U Kyaw Moe Tun was Myanmar’s envoy to the United Nations at the time of the coup. He refused to submit to the military and kept control over his post. In July, a Myanmar man was convicted in a New York court of conspiring to injure or kill the ambassador on behalf of Myanmar’s military leaders. Lead in the paint of the ambassador’s residence has poisoned his son, causing developmental delays, Mr. Kyaw Moe Tun said. But the family remains so as not to relinquish a valuable asset to the junta.
“Every one of us here in the United States for the Myanmar resistance, we are fighting our own wars,” Mr. Kyaw Moe Tun said.
The N.U.G.’s ranks include members of the ousted government, activists who campaigned against that government and ethnic minorities who have fought for autonomy for decades. Ms. Aye Chan Mon’s father, a once-imprisoned poet, serves as the N.U.G.’s defense minister. There is an N.U.G. deputy minister who is Rohingya. There is also a humanitarian affairs minister who, while serving in the previous government, refused to use the word “Rohingya” lest it legitimize the Muslim group.
That cabinet minister, Dr. Win Myat Aye, now says he was misinformed by his military counterparts about their persecution of the Rohingya.
“If I could know what was really happening at that time, I would not tolerate their inhumane crimes on the Rohingya community,” he said.
When he was a minister for social welfare in the ousted government, Dr. Win Myat Aye had a staff of 6,000 and a swanky office. Today, he is often on the move: sheltering in safe houses in Myanmar’s borderlands and eating uninspiring pan-Asian takeout in Washington.
“I am getting more and more energized with the moral standing of the right side,” he said.

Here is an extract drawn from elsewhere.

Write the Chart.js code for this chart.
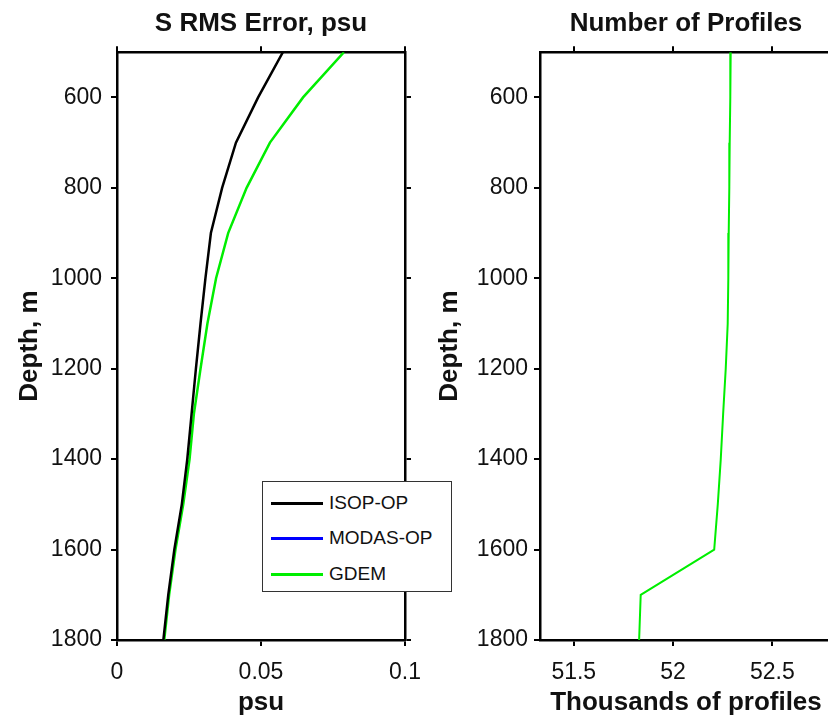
<!DOCTYPE html>
<html>
<head>
<meta charset="utf-8">
<script src="https://cdn.jsdelivr.net/npm/chart.js@4"></script>
<style>
  html, body { margin: 0; padding: 0; background: #fff; overflow: hidden; }
  body { width: 828px; height: 719px; position: relative; }
  #leftWrap { position: absolute; left: 0; top: 0; width: 420px; height: 719px; }
  #rightWrap { position: absolute; left: 420px; top: 0; width: 420px; height: 719px; }
  #legend {
    position: absolute; left: 262px; top: 481px; width: 190px; height: 111px;
    background: #fff; border: 1px solid #333; box-sizing: border-box; z-index: 5;
    font-family: "Liberation Sans", Arial, sans-serif; font-size: 19px; color: #111;
  }
  .lg-row { position: absolute; left: 8px; height: 24px; display: flex; align-items: center; }
  .lg-swatch { width: 52px; height: 0; border-top: 3px solid; margin-right: 6px; }
</style>
</head>
<body>
<div id="leftWrap"><canvas id="rmsChart" width="420" height="719"></canvas></div>
<div id="rightWrap"><canvas id="countChart" width="420" height="719"></canvas></div>
<div id="legend"></div>

<script>
// --- DATA ---
const depths = [500, 600, 700, 800, 900, 1000, 1100, 1200, 1300, 1400, 1500, 1600, 1700, 1800];
const isopRms = [0.0576, 0.0490, 0.0413, 0.0365, 0.0326, 0.0307, 0.0290, 0.0274, 0.0259, 0.0244, 0.0225, 0.0199, 0.0178, 0.0161];
const modasRms = [];
const gdemRms = [0.0788, 0.0646, 0.0531, 0.0450, 0.0386, 0.0344, 0.0314, 0.0290, 0.0267, 0.0252, 0.0230, 0.0203, 0.0181, 0.0164];
const profileCount = [52.290, 52.288, 52.285, 52.283, 52.280, 52.278, 52.275, 52.265, 52.252, 52.240, 52.225, 52.207, 51.837, 51.829];

const depthTicks = [600, 800, 1000, 1200, 1400, 1600, 1800];
const rmsTicks = [0, 0.05, 0.1];
const profileTicks = [51.5, 52, 52.5];

const FONT = '"Liberation Sans", Arial, Helvetica, sans-serif';

// --- HELPERS ---
const toPoints = (xs, ys) => xs.map((x, i) => ({ x: x, y: ys[i] }));
const fixedTicks = list => scale => { scale.ticks = list.map(v => ({ value: v })); };

function tickGrid() {
    return { drawOnChartArea: false, drawTicks: true, tickLength: 6, color: '#000', lineWidth: 2 };
}
function border() {
    return { display: true, color: '#000', width: 2.5 };
}
// fixed box size, and no extra side padding for the edge labels
function fitHeight(h) {
    return s => { s.height = h; s.paddingLeft = 0; s.paddingRight = 0; };
}
function fitWidth(w) {
    return s => { s.width = w; s.paddingTop = 0; s.paddingBottom = 0; };
}

function buildOptions(cfg) {
    return {
        responsive: false,
        animation: false,
        layout: { padding: 0 },
        plugins: {
            legend: { display: false },
            tooltip: { enabled: false },
            title: {
                display: true,
                text: cfg.title,
                fullSize: false,
                color: '#111',
                font: { family: FONT, size: 26, weight: 'bold' },
                padding: { top: 8, bottom: 2 }
            }
        },
        scales: {
            x: {
                type: 'linear', position: 'bottom',
                min: cfg.xMin, max: cfg.xMax,
                afterBuildTicks: fixedTicks(cfg.xTicks),
                afterFit: fitHeight(79),
                grid: tickGrid(), border: border(),
                ticks: { color: '#111', padding: 13, maxRotation: 0, font: { family: FONT, size: 23 },
                         callback: v => String(v) },
                title: { display: true, text: cfg.xTitle, color: '#111',
                         font: { family: FONT, size: 26, weight: 'bold' }, padding: { top: 0, bottom: 1 } }
            },
            x2: {
                type: 'linear', position: 'top',
                min: cfg.xMin, max: cfg.xMax,
                afterBuildTicks: fixedTicks(cfg.xTicks),
                afterFit: fitHeight(11),
                grid: tickGrid(), border: border(),
                ticks: { display: false }
            },
            y: {
                type: 'linear', position: 'left', reverse: true,
                min: 500, max: 1800,
                afterBuildTicks: fixedTicks(depthTicks),
                afterFit: fitWidth(cfg.yWidth),
                grid: tickGrid(), border: border(),
                ticks: { color: '#111', padding: cfg.yPad, font: { family: FONT, size: 23 },
                         callback: v => String(v) },
                title: { display: true, text: 'Depth, m', color: '#111',
                         font: { family: FONT, size: 26, weight: 'bold' }, padding: { top: 14, bottom: 0 } }
            },
            y2: {
                type: 'linear', position: 'right', reverse: true,
                min: 500, max: 1800,
                afterBuildTicks: fixedTicks(depthTicks),
                afterFit: fitWidth(cfg.y2Width),
                grid: tickGrid(), border: border(),
                ticks: { display: false }
            }
        }
    };
}

// --- CHARTS ---
const rmsChart = new Chart(document.getElementById('rmsChart'), {
    type: 'line',
    data: {
        datasets: [
            { label: 'ISOP-OP', data: toPoints(isopRms, depths), borderColor: '#000', borderWidth: 2.5, pointRadius: 0, fill: false },
            { label: 'MODAS-OP', data: toPoints(modasRms, depths), borderColor: '#0000ff', borderWidth: 2.5, pointRadius: 0, fill: false },
            { label: 'GDEM', data: toPoints(gdemRms, depths), borderColor: '#00ee00', borderWidth: 2.5, pointRadius: 0, fill: false }
        ]
    },
    options: buildOptions({
        title: 'S RMS Error, psu', xTitle: 'psu',
        xMin: 0, xMax: 0.1, xTicks: rmsTicks,
        yWidth: 117, yPad: 9, y2Width: 15
    })
});

const countChart = new Chart(document.getElementById('countChart'), {
    type: 'line',
    data: {
        datasets: [
            { label: 'GDEM', data: toPoints(profileCount, depths), borderColor: '#00ee00', borderWidth: 2, pointRadius: 0, fill: false }
        ]
    },
    options: buildOptions({
        title: 'Number of Profiles', xTitle: 'Thousands of profiles',
        xMin: 51.33, xMax: 52.8, xTicks: profileTicks,
        yWidth: 120, yPad: 6, y2Width: 8
    })
});

// legend box built from the left chart's datasets
const legendEl = document.getElementById('legend');
rmsChart.data.datasets.forEach((ds, i) => {
    const row = document.createElement('div');
    row.className = 'lg-row';
    row.style.top = [9, 44, 80][i] + 'px';
    row.innerHTML = `<span class="lg-swatch" style="border-color:${ds.borderColor}"></span><span>${ds.label}</span>`;
    legendEl.appendChild(row);
});
</script>
</body>
</html>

Most days in Washington, Mr. Moe Zaw Oo, the deputy foreign minister, works from an oval table in the middle of the tiny work space. Ms. Aye Chan Mon sits at a little desk to the side, fixing his schedule and battling the printer, which, like printers everywhere, needs coaxing to do its job. She checks Facebook to see friends in the jungle fighting for democracy, as part of a loose coalition even more loosely affiliated with the N.U.G.
“We had dreams,” she said. “They were crushed.”
In some parts of Myanmar that are successfully resisting army rule — and such areas are growing with recent battlefield gains — the N.U.G. is providing health and education services, supplementing what ethnic armed groups have done for years. Funding comes from housekeepers in Bangkok, sushi sous-chefs in New York and tech entrepreneurs in Singapore, among others.
Dr. Zaw Wai Soe, the N.U.G.’s health and education minister, oversees schools and clinics, some camouflaged with foliage to avoid airstrikes. Once an orthopedic surgeon for Myanmar’s top generals, Dr. Zaw Wai Soe now dispenses telemedicine to N.U.G. fighters in the forest, squinting at the screen to examine war wounds.
“I was very rich,” he said. “Now, I know, we have to try something new. We need federal democracy. Otherwise, we cannot live together.”
But the N.U.G., working with other groups, has yet to produce a federal constitution to protect Myanmar’s diverse ethnicities. Various drafters have walked away from the process.
The billions of dollars in American aid and weapons dispatched to Ukraine — and now promised to Israel — is almost inconceivable to the N.U.G.’s leaders. .
“As a refugee, I stand with the people of Ukraine,” Ms. Aye Chan Mon said. “But sometimes I think, if we got even a little bit of the money Ukraine gets from the U.S., then our revolution in Myanmar would succeed.”